→ **GIVEN REQUEST**
Begin the copy with the line that contains "Convert this chart to matplotlib code." and end it with the line that contains "plt.rcParams['mathtext.it'] = 'Liberation". Print these lines exactly and omit all pictures.
--- BEGIN DATA ROWS ---
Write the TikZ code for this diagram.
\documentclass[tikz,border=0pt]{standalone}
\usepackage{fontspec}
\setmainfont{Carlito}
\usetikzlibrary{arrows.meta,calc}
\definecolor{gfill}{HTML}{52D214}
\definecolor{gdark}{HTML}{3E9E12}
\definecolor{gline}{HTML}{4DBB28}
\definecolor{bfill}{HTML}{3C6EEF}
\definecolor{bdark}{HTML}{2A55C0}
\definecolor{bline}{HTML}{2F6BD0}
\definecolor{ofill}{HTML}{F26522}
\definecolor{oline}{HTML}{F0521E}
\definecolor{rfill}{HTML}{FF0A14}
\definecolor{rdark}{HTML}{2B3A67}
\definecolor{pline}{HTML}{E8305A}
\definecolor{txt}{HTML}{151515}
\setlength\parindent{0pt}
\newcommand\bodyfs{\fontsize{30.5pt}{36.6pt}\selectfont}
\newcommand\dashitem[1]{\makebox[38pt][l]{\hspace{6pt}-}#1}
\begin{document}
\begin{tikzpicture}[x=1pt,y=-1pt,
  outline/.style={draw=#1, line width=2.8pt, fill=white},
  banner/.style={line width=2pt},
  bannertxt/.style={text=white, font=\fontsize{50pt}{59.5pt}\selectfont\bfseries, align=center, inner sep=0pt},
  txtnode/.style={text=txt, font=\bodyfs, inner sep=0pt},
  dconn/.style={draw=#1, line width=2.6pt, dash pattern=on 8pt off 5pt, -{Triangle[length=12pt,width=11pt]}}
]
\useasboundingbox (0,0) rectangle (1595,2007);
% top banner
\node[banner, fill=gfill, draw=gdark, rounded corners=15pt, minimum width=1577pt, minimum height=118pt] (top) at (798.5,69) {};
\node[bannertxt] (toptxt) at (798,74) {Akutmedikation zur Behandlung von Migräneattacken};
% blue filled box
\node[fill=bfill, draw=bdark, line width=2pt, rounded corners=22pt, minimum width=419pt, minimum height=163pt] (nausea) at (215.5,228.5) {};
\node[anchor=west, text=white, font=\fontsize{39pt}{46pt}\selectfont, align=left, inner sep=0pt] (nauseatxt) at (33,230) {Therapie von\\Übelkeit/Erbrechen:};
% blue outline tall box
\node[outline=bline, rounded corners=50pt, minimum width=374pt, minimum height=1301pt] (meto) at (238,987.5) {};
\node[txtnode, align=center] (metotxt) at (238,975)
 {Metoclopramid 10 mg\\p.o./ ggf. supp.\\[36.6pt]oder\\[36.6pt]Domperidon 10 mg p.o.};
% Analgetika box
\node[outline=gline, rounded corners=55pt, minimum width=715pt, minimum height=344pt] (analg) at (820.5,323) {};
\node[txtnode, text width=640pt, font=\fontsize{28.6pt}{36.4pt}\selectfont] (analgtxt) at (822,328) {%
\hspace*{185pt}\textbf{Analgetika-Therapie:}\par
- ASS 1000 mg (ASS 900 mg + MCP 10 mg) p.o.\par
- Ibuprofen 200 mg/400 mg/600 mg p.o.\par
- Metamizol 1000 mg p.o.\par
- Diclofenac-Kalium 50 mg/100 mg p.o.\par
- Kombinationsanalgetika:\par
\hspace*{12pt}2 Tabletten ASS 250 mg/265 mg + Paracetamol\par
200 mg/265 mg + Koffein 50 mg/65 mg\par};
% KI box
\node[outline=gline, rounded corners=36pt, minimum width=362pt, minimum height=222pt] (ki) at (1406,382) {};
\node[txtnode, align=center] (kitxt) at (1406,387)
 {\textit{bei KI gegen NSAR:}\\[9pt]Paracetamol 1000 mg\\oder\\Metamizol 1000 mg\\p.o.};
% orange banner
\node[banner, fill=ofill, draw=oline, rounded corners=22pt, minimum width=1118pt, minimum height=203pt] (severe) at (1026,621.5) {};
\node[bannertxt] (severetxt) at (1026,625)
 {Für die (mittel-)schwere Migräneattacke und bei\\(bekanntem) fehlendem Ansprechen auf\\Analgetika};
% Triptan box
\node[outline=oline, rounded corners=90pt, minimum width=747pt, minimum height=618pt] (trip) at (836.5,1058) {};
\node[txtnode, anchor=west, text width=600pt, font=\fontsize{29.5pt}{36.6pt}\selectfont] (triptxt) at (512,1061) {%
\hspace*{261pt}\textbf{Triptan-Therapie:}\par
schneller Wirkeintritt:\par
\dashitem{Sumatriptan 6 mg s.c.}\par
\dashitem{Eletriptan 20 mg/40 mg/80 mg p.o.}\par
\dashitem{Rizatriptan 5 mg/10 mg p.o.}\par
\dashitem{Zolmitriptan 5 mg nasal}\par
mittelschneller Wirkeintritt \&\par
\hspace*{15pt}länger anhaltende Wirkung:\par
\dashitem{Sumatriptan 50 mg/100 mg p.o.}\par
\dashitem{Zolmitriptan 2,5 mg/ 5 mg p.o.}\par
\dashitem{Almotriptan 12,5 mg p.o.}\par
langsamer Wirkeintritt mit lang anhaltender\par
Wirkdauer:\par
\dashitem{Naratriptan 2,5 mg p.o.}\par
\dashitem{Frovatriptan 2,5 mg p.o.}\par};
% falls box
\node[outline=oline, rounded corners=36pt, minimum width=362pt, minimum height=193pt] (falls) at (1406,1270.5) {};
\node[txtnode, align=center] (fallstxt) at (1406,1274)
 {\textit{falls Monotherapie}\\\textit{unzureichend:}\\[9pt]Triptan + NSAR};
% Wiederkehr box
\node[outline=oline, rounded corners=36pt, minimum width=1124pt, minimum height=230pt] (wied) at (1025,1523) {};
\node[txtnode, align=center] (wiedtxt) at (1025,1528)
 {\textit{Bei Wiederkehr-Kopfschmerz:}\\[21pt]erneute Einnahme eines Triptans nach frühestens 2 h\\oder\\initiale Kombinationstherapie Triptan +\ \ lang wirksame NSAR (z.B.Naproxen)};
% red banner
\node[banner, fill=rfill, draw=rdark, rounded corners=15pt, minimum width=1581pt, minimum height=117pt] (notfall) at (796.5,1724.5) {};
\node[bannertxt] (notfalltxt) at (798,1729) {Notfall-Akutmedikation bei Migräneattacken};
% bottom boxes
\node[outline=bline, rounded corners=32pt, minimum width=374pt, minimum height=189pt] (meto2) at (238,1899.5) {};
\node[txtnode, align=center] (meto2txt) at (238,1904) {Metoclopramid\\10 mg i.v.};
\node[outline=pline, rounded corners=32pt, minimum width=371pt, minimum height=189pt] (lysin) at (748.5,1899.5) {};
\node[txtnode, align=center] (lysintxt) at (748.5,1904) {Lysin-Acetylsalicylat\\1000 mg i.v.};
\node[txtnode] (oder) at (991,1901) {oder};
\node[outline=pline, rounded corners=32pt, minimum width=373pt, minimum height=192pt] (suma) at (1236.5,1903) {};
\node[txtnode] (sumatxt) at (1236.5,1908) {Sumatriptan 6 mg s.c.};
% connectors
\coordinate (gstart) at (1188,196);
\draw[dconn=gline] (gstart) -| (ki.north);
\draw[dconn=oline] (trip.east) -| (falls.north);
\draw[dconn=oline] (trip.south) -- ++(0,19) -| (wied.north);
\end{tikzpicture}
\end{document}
--- END DATA ROWS ---
--- BEGIN DATA ROWS ---
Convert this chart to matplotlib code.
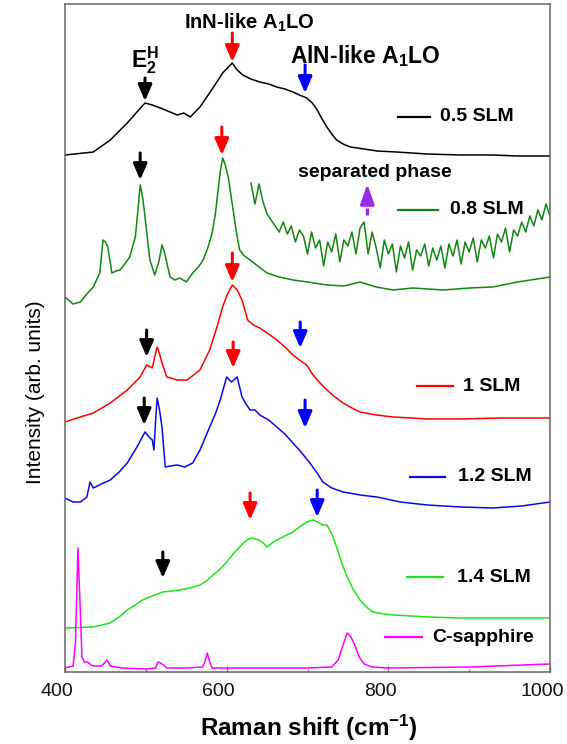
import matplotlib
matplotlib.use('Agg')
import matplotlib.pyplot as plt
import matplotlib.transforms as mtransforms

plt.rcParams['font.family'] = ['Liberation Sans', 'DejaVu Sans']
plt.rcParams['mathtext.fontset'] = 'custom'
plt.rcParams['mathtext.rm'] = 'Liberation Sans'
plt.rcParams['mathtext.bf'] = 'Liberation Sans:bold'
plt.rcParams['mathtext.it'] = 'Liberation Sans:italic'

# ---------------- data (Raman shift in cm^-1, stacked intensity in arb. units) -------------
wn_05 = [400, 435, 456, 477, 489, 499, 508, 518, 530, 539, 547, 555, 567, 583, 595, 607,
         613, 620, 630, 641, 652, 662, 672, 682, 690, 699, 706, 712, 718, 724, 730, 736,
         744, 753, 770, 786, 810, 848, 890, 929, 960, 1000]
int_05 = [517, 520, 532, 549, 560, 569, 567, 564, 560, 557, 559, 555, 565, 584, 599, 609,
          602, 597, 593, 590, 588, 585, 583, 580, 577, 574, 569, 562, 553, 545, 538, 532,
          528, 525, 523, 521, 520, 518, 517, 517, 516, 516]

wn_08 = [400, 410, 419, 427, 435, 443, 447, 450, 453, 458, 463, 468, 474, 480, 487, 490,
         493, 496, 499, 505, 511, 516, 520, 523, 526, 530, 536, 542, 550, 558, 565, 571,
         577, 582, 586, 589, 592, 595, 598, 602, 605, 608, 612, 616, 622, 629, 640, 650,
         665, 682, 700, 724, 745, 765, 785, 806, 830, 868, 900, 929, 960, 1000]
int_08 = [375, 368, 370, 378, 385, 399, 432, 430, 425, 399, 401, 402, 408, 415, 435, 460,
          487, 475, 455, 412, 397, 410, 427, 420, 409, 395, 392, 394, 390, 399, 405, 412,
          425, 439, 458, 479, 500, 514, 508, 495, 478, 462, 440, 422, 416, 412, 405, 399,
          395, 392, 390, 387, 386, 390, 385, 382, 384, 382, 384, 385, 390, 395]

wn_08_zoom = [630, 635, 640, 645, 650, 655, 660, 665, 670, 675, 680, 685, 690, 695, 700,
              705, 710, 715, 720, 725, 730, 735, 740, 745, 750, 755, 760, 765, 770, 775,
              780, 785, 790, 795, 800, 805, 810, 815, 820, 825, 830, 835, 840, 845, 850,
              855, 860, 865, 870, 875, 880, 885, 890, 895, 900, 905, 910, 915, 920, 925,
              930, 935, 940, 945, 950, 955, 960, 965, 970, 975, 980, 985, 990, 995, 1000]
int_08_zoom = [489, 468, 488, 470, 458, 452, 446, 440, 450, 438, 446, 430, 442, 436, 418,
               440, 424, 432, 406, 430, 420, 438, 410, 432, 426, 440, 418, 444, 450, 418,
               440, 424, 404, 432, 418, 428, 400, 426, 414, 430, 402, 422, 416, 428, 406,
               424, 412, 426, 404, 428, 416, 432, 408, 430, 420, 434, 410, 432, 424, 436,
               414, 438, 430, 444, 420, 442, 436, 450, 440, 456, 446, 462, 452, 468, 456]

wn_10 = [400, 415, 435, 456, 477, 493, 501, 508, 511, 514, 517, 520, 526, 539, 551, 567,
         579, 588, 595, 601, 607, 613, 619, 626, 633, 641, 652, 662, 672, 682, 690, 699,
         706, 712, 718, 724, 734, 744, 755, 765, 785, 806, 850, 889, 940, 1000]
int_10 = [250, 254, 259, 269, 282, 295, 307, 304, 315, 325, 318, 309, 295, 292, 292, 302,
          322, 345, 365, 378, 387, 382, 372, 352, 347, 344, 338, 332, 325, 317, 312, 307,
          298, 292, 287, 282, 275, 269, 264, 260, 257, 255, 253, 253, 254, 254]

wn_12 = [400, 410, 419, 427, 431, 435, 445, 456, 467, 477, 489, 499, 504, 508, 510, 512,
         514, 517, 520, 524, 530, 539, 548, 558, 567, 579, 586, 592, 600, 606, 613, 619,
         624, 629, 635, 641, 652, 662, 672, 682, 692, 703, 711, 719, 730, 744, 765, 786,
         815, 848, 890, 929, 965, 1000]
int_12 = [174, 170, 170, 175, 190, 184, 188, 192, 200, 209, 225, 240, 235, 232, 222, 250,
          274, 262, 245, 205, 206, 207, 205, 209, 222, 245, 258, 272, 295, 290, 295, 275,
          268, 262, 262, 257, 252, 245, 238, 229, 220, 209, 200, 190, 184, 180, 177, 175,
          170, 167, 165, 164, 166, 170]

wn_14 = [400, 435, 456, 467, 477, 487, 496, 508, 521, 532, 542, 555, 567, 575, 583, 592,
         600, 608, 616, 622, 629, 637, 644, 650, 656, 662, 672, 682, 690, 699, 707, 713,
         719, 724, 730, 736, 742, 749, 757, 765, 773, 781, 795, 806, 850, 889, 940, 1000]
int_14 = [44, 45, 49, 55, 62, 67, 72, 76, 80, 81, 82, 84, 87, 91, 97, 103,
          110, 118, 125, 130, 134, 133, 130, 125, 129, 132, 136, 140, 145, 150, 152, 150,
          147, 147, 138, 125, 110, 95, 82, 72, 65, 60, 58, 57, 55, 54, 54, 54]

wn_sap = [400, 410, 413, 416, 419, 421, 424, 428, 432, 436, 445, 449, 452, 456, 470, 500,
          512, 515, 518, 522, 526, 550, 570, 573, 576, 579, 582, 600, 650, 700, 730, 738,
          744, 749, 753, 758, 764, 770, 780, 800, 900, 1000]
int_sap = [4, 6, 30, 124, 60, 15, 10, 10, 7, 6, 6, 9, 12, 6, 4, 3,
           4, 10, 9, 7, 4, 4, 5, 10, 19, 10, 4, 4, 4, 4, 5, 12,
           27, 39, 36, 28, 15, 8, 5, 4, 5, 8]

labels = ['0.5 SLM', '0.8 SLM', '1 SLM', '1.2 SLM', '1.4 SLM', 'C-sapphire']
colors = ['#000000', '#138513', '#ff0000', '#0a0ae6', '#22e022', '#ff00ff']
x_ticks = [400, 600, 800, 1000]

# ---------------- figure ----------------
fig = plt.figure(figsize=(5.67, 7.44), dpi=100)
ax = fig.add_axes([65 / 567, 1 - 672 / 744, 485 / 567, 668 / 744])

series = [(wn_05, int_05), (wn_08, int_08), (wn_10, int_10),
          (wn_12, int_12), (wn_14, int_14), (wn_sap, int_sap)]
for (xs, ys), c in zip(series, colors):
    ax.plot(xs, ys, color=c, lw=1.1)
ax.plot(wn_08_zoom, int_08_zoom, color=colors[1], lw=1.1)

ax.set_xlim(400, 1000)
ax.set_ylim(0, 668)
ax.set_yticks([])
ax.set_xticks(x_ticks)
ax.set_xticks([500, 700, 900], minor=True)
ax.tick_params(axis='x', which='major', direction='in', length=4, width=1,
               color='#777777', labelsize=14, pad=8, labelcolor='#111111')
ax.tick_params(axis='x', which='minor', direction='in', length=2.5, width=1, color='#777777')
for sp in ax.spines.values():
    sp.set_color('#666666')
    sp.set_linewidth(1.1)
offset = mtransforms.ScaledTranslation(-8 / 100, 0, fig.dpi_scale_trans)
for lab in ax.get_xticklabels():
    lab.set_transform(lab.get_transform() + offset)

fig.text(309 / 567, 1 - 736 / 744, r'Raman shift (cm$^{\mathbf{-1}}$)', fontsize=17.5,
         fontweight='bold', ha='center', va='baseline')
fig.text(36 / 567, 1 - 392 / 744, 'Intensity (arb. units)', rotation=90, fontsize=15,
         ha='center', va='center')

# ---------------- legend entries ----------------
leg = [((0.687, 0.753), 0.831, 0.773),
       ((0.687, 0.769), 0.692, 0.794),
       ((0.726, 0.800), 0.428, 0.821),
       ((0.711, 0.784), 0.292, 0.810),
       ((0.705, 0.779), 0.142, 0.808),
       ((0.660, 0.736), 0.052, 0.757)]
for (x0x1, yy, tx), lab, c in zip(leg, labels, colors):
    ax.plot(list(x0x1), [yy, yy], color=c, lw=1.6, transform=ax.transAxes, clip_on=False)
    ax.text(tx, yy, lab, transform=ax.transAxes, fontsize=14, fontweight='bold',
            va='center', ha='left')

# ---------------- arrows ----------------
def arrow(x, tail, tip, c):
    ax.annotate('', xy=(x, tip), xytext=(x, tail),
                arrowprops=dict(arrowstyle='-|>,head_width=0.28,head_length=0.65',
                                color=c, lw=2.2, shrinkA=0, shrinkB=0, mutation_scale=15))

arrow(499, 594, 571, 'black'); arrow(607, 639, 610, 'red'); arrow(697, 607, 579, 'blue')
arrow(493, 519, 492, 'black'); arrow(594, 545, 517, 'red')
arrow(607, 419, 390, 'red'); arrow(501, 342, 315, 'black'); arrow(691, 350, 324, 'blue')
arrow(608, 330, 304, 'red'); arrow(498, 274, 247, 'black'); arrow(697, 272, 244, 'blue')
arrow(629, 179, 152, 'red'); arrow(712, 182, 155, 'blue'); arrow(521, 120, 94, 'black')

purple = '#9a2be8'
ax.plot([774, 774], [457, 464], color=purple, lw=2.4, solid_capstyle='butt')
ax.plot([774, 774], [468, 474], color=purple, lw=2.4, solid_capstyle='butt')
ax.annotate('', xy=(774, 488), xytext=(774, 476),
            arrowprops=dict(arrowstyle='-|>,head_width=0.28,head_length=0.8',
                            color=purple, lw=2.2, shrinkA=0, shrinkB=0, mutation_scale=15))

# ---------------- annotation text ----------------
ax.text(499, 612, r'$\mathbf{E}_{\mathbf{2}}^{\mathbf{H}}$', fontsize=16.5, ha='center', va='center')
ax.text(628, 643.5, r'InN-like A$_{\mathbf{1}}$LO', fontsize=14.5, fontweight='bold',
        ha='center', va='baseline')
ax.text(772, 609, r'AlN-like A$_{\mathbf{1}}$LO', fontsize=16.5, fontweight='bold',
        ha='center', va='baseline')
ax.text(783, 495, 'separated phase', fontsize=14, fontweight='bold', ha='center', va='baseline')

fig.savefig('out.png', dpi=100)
--- END DATA ROWS ---
→ **EXERCISE OUTPUT**
Convert this chart to matplotlib code.
import matplotlib
matplotlib.use('Agg')
import matplotlib.pyplot as plt
import matplotlib.transforms as mtransforms

plt.rcParams['font.family'] = ['Liberation Sans', 'DejaVu Sans']
plt.rcParams['mathtext.fontset'] = 'custom'
plt.rcParams['mathtext.rm'] = 'Liberation Sans'
plt.rcParams['mathtext.bf'] = 'Liberation Sans:bold'
plt.rcParams['mathtext.it'] = 'Liberation Sans:italic'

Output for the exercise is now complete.